Visceral fat is metabolically active. It releases inflammatory chemicals, raises blood pressure, and interferes with insulin. Harvard research shows that women with the largest waistlines have more than double the risk of heart disease, even when their BMI is the same as others. Subcutaneous fat, by contrast, is largely harmless. It’s the protective kind. Visceral fat is the silent kind. And that’s why a shrinking waistline often signals more progress than a shrinking number on the scale.
Measuring what actually matters
You don’t need a lab test to start.
1️⃣ Stand relaxed and exhale.
2️⃣ Wrap a tape measure midway between your ribs and hips (around the navel).
3️⃣ Measure your height without shoes.
4️⃣ Divide your waist by your height.
✅ Keep the number below 0.5 (or below 0.52 if you want to match Indian studies).

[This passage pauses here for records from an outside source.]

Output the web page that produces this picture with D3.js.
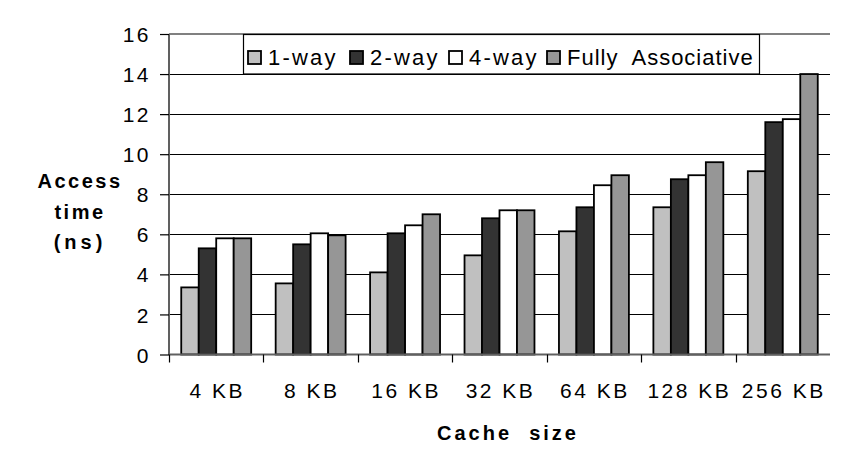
<!DOCTYPE html>
<html>
<head>
<meta charset="utf-8">
<script src="https://cdn.jsdelivr.net/npm/d3@7"></script>
<style>
  html, body { margin: 0; padding: 0; background: #fff; }
  svg { display: block; }
  text { font-family: "Liberation Sans", Arial, sans-serif; fill: #000; }
</style>
</head>
<body>
<svg id="chart" width="866" height="458"></svg>
<script>
const categories = ["4 KB", "8 KB", "16 KB", "32 KB", "64 KB", "128 KB", "256 KB"];
const seriesNames = ["1-way", "2-way", "4-way", "Fully  Associative"];
const oneWay   = [3.35, 3.55, 4.1, 4.95, 6.15, 7.35, 9.15];
const twoWay   = [5.3, 5.5, 6.05, 6.8, 7.35, 8.75, 11.6];
const fourWay  = [5.8, 6.05, 6.45, 7.2, 8.45, 8.95, 11.75];
const fullyAssoc = [5.8, 5.95, 7.0, 7.2, 8.95, 9.6, 14.0];
const yTicks = [0, 2, 4, 6, 8, 10, 12, 14, 16];
const colors = ["#c0c0c0", "#333333", "#ffffff", "#969696"];

const seriesValues = [oneWay, twoWay, fourWay, fullyAssoc];

(function () {
const svg = d3.select("#chart");
const mLeft = 169, mRight = 830, mTop = 34, mBottom = 354.5;

const x0 = d3.scaleBand().domain(categories).range([mLeft, mRight]).padding(0);
const x1 = d3.scaleBand().domain(seriesNames).range([0, x0.bandwidth()])
  .paddingInner(0).paddingOuter(0.7);
const y = d3.scaleLinear().domain([0, 16]).range([mBottom, mTop]);

// gridlines
svg.append("g").selectAll("line")
  .data(yTicks.filter(t => t > 0 && t < 16))
  .join("line")
  .attr("x1", mLeft).attr("x2", mRight)
  .attr("y1", d => Math.round(y(d)) + 0.5).attr("y2", d => Math.round(y(d)) + 0.5)
  .attr("stroke", "#000").attr("stroke-width", 1.2);

// top border (gray)
svg.append("line")
  .attr("x1", mLeft).attr("x2", mRight)
  .attr("y1", y(16)).attr("y2", y(16))
  .attr("stroke", "#808080").attr("stroke-width", 2);

// bars
const groups = svg.append("g").selectAll("g")
  .data(categories)
  .join("g")
  .attr("transform", d => `translate(${x0(d)},0)`);

groups.selectAll("rect")
  .data((c, i) => seriesNames.map((s, j) => ({ s, v: seriesValues[j][i], j })))
  .join("rect")
  .attr("x", d => x1(d.s))
  .attr("y", d => y(d.v))
  .attr("width", x1.bandwidth())
  .attr("height", d => y(0) - y(d.v))
  .attr("fill", d => colors[d.j])
  .attr("stroke", "#000")
  .attr("stroke-width", 1.8);

// y axis
const yAxis = d3.axisLeft(y).tickValues(yTicks).tickSize(9).tickPadding(9)
  .tickFormat(d3.format("d"));
const gy = svg.append("g").attr("transform", `translate(${mLeft},0)`).call(yAxis);
gy.select(".domain").attr("stroke", "#606060").attr("stroke-width", 2).attr("d", `M0,${mTop}V${mBottom + 0.5}`);
gy.selectAll(".tick line").attr("stroke", "#000").attr("stroke-width", 1.2);
gy.selectAll(".tick text")
  .style("font-family", "'Liberation Sans', Arial, sans-serif")
  .style("font-size", "21px").style("letter-spacing", "2.5px")
  .attr("dy", "0.36em");

// x axis
const xAxis = d3.axisBottom(x0).tickSize(0).tickPadding(0);
const gx = svg.append("g").attr("transform", `translate(0,${mBottom})`).call(xAxis);
gx.select(".domain").attr("stroke", "#606060").attr("stroke-width", 2)
  .attr("d", `M${mLeft},0H${mRight}`);
gx.selectAll(".tick text")
  .style("font-family", "'Liberation Sans', Arial, sans-serif")
  .style("font-size", "21px").style("letter-spacing", "2.5px")
  .attr("x", 1)
  .attr("y", 43).attr("dy", 0);
// category boundary ticks
gx.append("g").selectAll("line")
  .data(categories)
  .join("line")
  .attr("x1", d => Math.round(x0(d)) + 0.5).attr("x2", d => Math.round(x0(d)) + 0.5)
  .attr("y1", 0).attr("y2", 8)
  .attr("stroke", "#000").attr("stroke-width", 1.2);

// y axis title
const yt = svg.append("text")
  .attr("text-anchor", "middle")
  .style("font-weight", "bold").style("font-size", "20px");
[["Access", 188, "2.5px"], ["time", 219, "2.5px"], ["(ns)", 249, "4px"]].forEach(([t, yy, ls]) => {
  yt.append("tspan").attr("x", 80).attr("y", yy).style("letter-spacing", ls).text(t);
});

// x axis title
svg.append("text")
  .attr("x", 508).attr("y", 440)
  .attr("text-anchor", "middle")
  .style("font-weight", "bold").style("font-size", "20px")
  .style("letter-spacing", "3px").style("white-space", "pre")
  .text("Cache  size");

// legend
const lg = svg.append("g");
lg.append("rect")
  .attr("x", 243.5).attr("y", 34.5).attr("width", 516).attr("height", 39.5)
  .attr("fill", "#fff").attr("stroke", "#000").attr("stroke-width", 1.2);
const legendX = [248, 350, 449, 547];
seriesNames.forEach((s, j) => {
  lg.append("rect")
    .attr("x", legendX[j]).attr("y", 51).attr("width", 13).attr("height", 13)
    .attr("fill", colors[j]).attr("stroke", "#000").attr("stroke-width", 1.8);
  lg.append("text")
    .attr("x", legendX[j] + 20).attr("y", 65)
    .style("font-size", "22px").style("white-space", "pre")
    .style("letter-spacing", j === 3 ? "1px" : "2.2px")
    .text(s);
});
})();
</script>
</body>
</html>
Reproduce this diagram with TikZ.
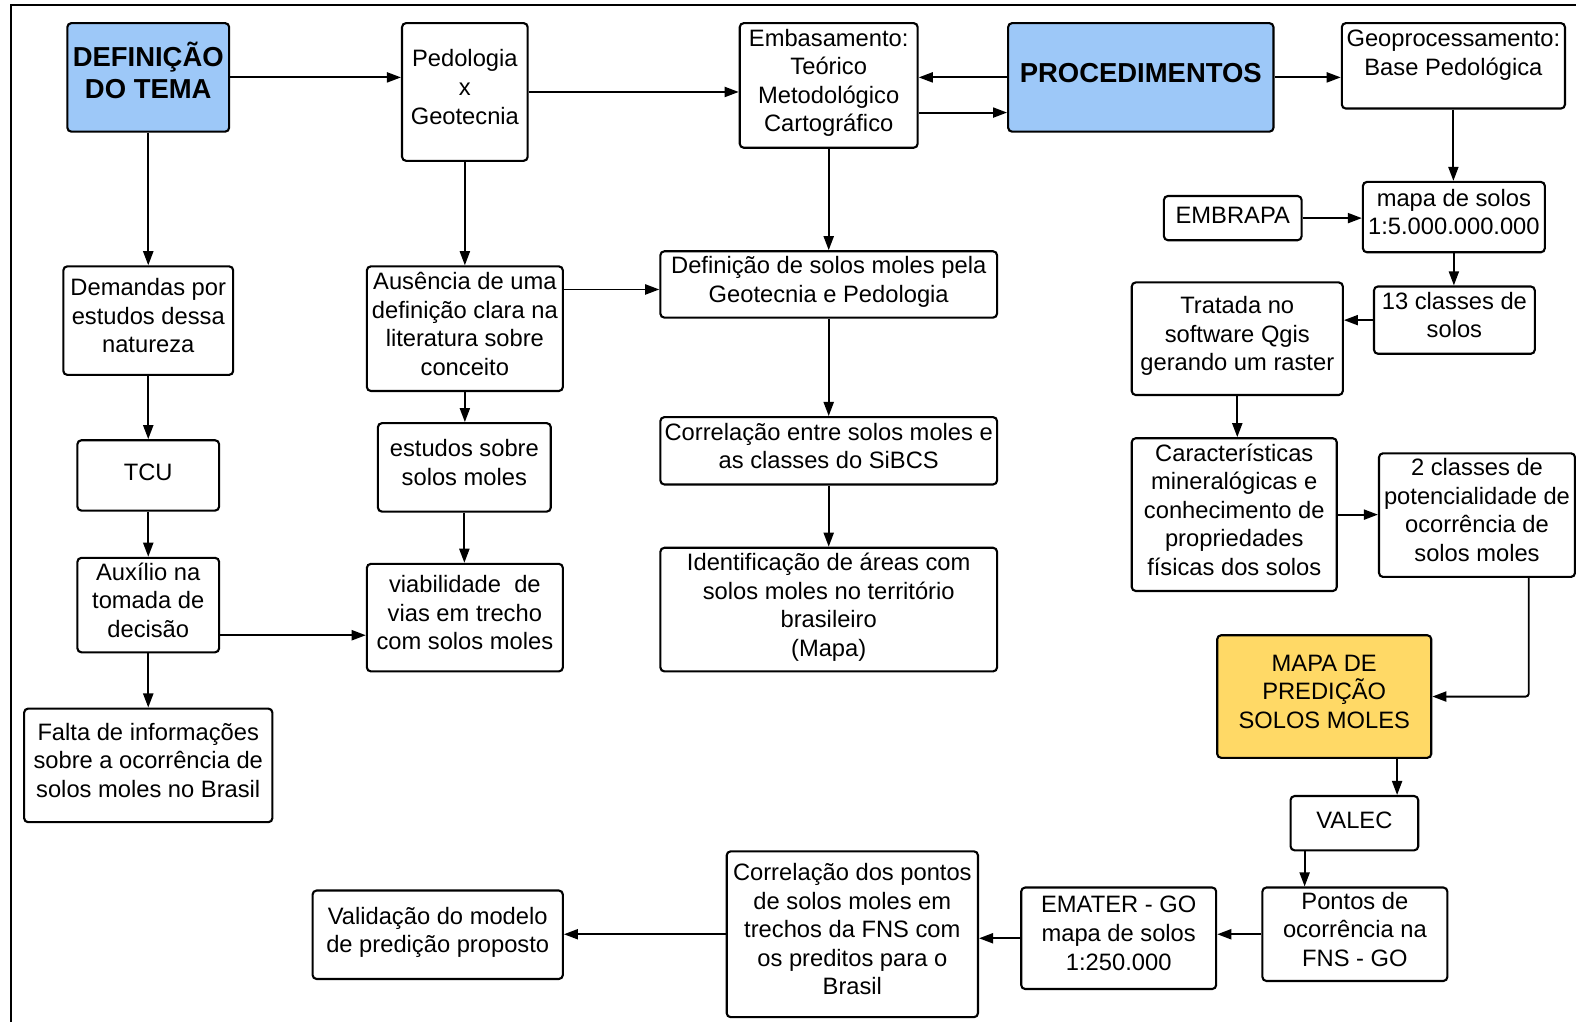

If you’re 170 cm tall, that’s a waist under 85 cm. If it’s higher, focus on reducing visceral fat, not just total weight.
The smarter path to long-term health
Build and preserve muscle
Strength training 2-3 times a week keeps metabolism high and prevents age-related muscle loss.
Add HIIT (High-Intensity Interval Training)
Short bursts of intense effort followed by brief recovery periods push your heart, lungs, and muscles to adapt quickly. HIIT sessions boost fat oxidation, improve insulin sensitivity, and help burn more calories even after you stop working out, all in a fraction of the time.
Prioritise protein and whole foods
Many Indians under-consume protein and over-consume refined carbs. Centre meals on pulses, dairy, eggs, fish or lean meat, and fill the rest with vegetables and healthy fats.
Sleep and manage stress
High cortisol levels promote belly-fat storage. Seven hours of quality sleep and daily stress-reduction habits (yoga, breathwork, even evening walks) make a visible difference.
Move throughout the day
Dr Andrew Huberman often emphasises “NEAT”: non-exercise activity thermogenesis. It’s the walking, standing, and moving that burn more daily calories than a single gym session.
My takeaway
BMI gives a snapshot. Your waist, strength, and daily habits tell the story. So yes, step on the scale, but also wrap that tape. Because in the long run, how strong you are and where you store fat matter far more than the number on a chart.
(Mitesh Desai, Purezen)
Over the last three years, I have deliberately concentrated on optimizing my body composition through consistent weight training, improved nutrition, and progressive muscle development. As a result, I have observed significant improvements: my physique is noticeably stronger, my posture is enhanced, and my mobility has increased. However, my BMI remains relatively unchanged, hovering around 27, which is classified as 'overweight'. I accept this as a healthy aspect of my journey.